Loris Karius, a última vítima da angústia dos guarda-redes
A angústia de um guarda-redes não existe apenas antes do penálti, momento celebrizado no título de um livro pelo austríaco Peter Handke e adaptado ao cinema por Wim Wenders. É uma angústia permanente de quem sabe que é o último homem a poder falhar em campo. Uma angústia que se transforma em drama a cada erro e que pode assumir proporções trágicas no palco e momento mais inadequados. Como aconteceu, sábado, com Loris Karius em plena final de Liga dos Campeões.
O guarda-redes alemão do Liverpool não é caso virgem, claro, no que toca a guardiões infelizes em grandes palcos do futebol. O Brasil, por exemplo, andou 50 anos a culpar Moacyr Barbosa pelo Maracanazo de 1950, por ter tentado antecipar um cruzamento do uruguaio Ghiggia que, afinal, levou a bola direitinha à baliza na final do Mundial que os brasileiros pensavam festejar em casa. "Segundo a lei brasileira, a pena máxima de condenação é de 30 anos, mas eu estou prisioneiro há 50", disse o desgraçado "goleiro" Barbosa pouco antes de morrer, na miséria, no ano 2000.

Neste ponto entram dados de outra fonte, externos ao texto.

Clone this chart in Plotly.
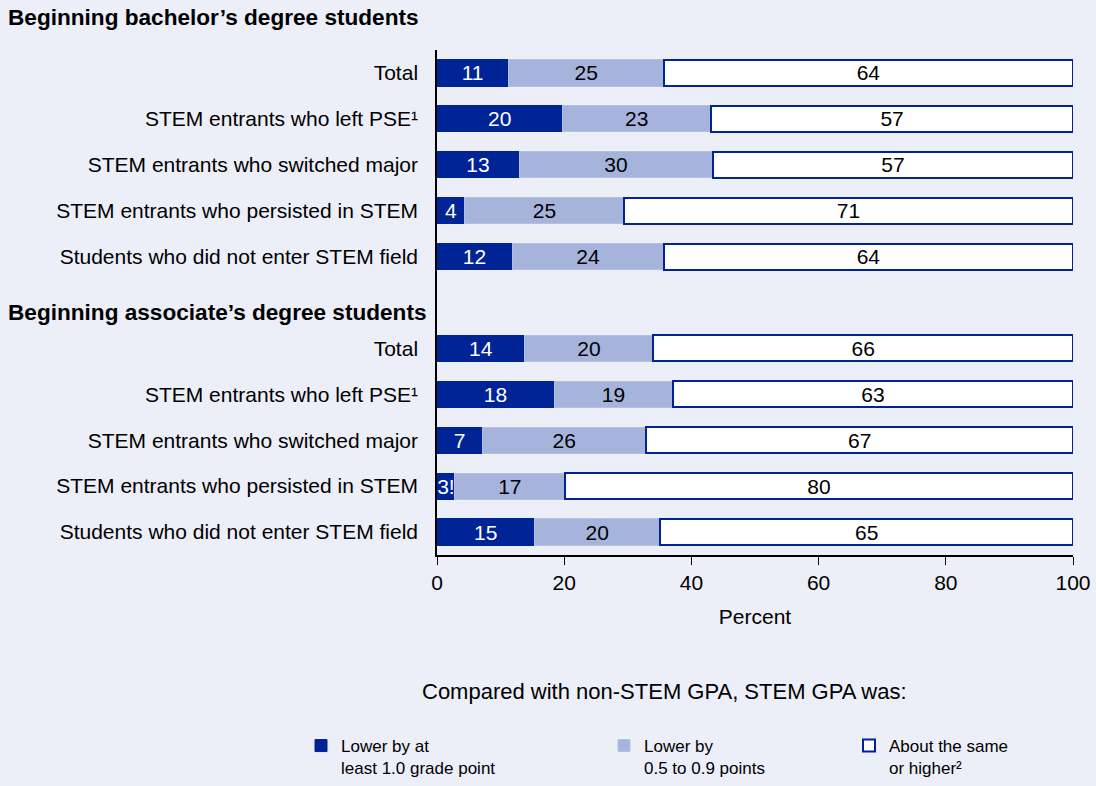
import plotly.graph_objects as go

# Row labels (top to bottom); blank row holds the associate header
row_labels = [
    "Total", "STEM entrants who left PSE¹", "STEM entrants who switched major",
    "STEM entrants who persisted in STEM", "Students who did not enter STEM field",
    "",
    "Total", "STEM entrants who left PSE¹", "STEM entrants who switched major",
    "STEM entrants who persisted in STEM", "Students who did not enter STEM field",
]
row_pos = [0, 1, 2, 3, 4, 6, 7, 8, 9, 10]
bar_labels = [l for l in row_labels if l != ""]

lower_1 = [11.2, 19.7, 12.9, 4.4, 11.8, 13.8, 18.4, 7.1, 2.8, 15.3]
lower_05 = [24.5, 23.4, 30.5, 25.0, 23.9, 20.2, 18.7, 25.8, 17.3, 19.8]
same_higher = [64.3, 56.9, 56.6, 70.6, 64.3, 66.0, 62.9, 67.1, 79.9, 64.9]

lower_1_txt = ["11", "20", "13", "4", "12", "14", "18", "7", "3!", "15"]
lower_05_txt = ["25", "23", "30", "25", "24", "20", "19", "26", "17", "20"]
same_higher_txt = ["64", "57", "57", "71", "64", "66", "63", "67", "80", "65"]

x_ticks = [0, 20, 40, 60, 80, 100]

DARK = "#002395"
LIGHT = "#A6B4DC"
BG = "#ECEEF8"
FONT = "Liberation Sans, Arial, sans-serif"

fig = go.Figure()
fig.add_trace(go.Bar(
    y=row_pos, x=lower_1, orientation="h", name="Lower by at<br>least 1.0 grade point",
    marker=dict(color=DARK, line=dict(color=DARK, width=1)),
    text=lower_1_txt, textposition="inside", insidetextanchor="middle",
    textfont=dict(color="white", size=21, family=FONT), constraintext="none",
    textangle=0, width=0.57, legend="legend", hoverinfo="skip",
))
fig.add_trace(go.Bar(
    y=row_pos, x=lower_05, orientation="h", name="Lower by<br>0.5 to 0.9 points",
    marker=dict(color=LIGHT, line=dict(color="#B3C0E4", width=1)),
    text=lower_05_txt, textposition="inside", insidetextanchor="middle",
    textfont=dict(color="black", size=21, family=FONT), constraintext="none",
    textangle=0, width=0.57, legend="legend2", hoverinfo="skip",
))
fig.add_trace(go.Bar(
    y=row_pos, x=same_higher, orientation="h", name="About the same<br>or higher²",
    marker=dict(color="white", line=dict(color=DARK, width=2)),
    text=same_higher_txt, textposition="inside", insidetextanchor="middle",
    textfont=dict(color="black", size=21, family=FONT), constraintext="none",
    textangle=0, width=0.57, legend="legend3", hoverinfo="skip",
))

W, H = 1096, 786
ml, mr, mt, mb = 437, 23, 50, 231
pw, ph = W - ml - mr, H - mt - mb


def px_to_paper_x(px):
    return (px - ml) / pw


def px_to_paper_y(py):
    return (H - mb - py) / ph


leg_common = dict(
    orientation="v", bgcolor="rgba(0,0,0,0)", borderwidth=0,
    font=dict(size=17, family=FONT, color="black"), valign="top",
    xanchor="left", yanchor="top", itemwidth=30, tracegroupgap=0,
)

fig.update_layout(
    width=W, height=H,
    margin=dict(l=ml, r=mr, t=mt, b=mb, autoexpand=False),
    paper_bgcolor=BG, plot_bgcolor=BG,
    barmode="stack", bargap=0.43,
    font=dict(family=FONT, size=21, color="black"),
    showlegend=True,
    legend=dict(**leg_common, x=px_to_paper_x(301), y=px_to_paper_y(728)),
    legend2=dict(**leg_common, x=px_to_paper_x(604), y=px_to_paper_y(728)),
    legend3=dict(**leg_common, x=px_to_paper_x(849), y=px_to_paper_y(728)),
    xaxis=dict(
        range=[0, 100], tickvals=x_ticks, ticks="outside", ticklen=8,
        tickcolor="black", showline=True, linecolor="black", linewidth=1.5,
        showgrid=False, zeroline=False, tickfont=dict(size=21), automargin=False,
        title=dict(text="Percent", font=dict(size=21), standoff=16),
    ),
    yaxis=dict(
        range=[10.5, -0.5], tickvals=row_pos, ticktext=bar_labels,
        showline=True, linecolor="black", linewidth=1.5, showgrid=False,
        zeroline=False, ticks="", ticklabelstandoff=13, tickfont=dict(size=21),
        automargin=False,
    ),
    annotations=[
        dict(text="<b>Beginning bachelor’s degree students</b>", xref="paper", yref="paper",
             x=px_to_paper_x(6), y=px_to_paper_y(18), xanchor="left", yanchor="middle",
             showarrow=False, font=dict(size=22.6)),
        dict(text="<b>Beginning associate’s degree students</b>", xref="paper", yref="y",
             x=px_to_paper_x(6), y=5.22, xanchor="left", yanchor="middle",
             showarrow=False, font=dict(size=22.6)),
        dict(text="Compared with non-STEM GPA, STEM GPA was:", xref="paper", yref="paper",
             x=px_to_paper_x(664), y=px_to_paper_y(691), xanchor="center", yanchor="middle",
             showarrow=False, font=dict(size=22)),
    ],
)

fig.write_html(
    "out.html",
    config={"displayModeBar": False},
    post_script="document.body.style.margin='0';document.body.style.overflow='hidden';",
)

Aos 24 anos, Karius é apenas o mais recente exemplo. Não é o primeiro, nem será seguramente o último. Mas o seu drama está cheio de tons carregados. Loris, que foi contratado em 2016 pelo Liverpool ao Mainz, por cerca de seis milhões de euros, a pedido expresso do treinador Jürgen Klöpp - e que nunca desde então conseguiu ser consensual entre os adeptos dos reds, acumulando várias falhas comprometedoras -, não cometeu apenas um, mas dois erros graves que ajudaram a decidir a final de Kiev a favor do Real Madrid.
A imagem, no final da partida, de Karius com as lágrimas a escorrer pela face e a pedir perdão aos adeptos dos reds, tornou-se mais forte do que as dos próprios festejos dos jogadores do Real, deixando o guarda-redes exposto, sozinho. Numa equipa cujo lema é, precisamente, You"ll Never Walk Alone, os adeptos brindaram o jovem alemão com palmas, mas a eternidade que os companheiros demoraram a confortar Karius após o jogo mereceu ontem várias críticas na imprensa britânica.
Ameaças de morte
Também ontem, a polícia de Meyerside, condado em que se insere a cidade de Liverpool, anunciou estar a investigar as várias ameaças de morte ao guarda-redes nas redes sociais.
Sérias ou não essas ameaças, o futuro de Loris Karius levanta inevitavelmente várias interrogações nesta altura. E suscita preocupações várias sobre um guarda-redes de alma destroçada. "Estou sem palavras. Não me recordo de ter visto algo de tão brutal para um guarda-redes numa final. Uma noite como esta pode destruir uma carreira", comentou o antigo n.º1 alemão Oliver Kahn.
Já ontem à tarde, Karius voltou a abrir a alma, no Twitter: "Não dormi até agora... As imagens continuam a passar na minha cabeça, uma e outra vez. Peço imensa desculpa aos meus companheiros, aos fãs e a todo o staff. Sei que deitei tudo a perder com aqueles dois erros e dececionei-vois. Gostava que o tempo voltasse atrás, mas não é possível. E o pior é que todos sentíamos que podíamos ter ganho ao Real Madrid", lamentou o guarda-redes.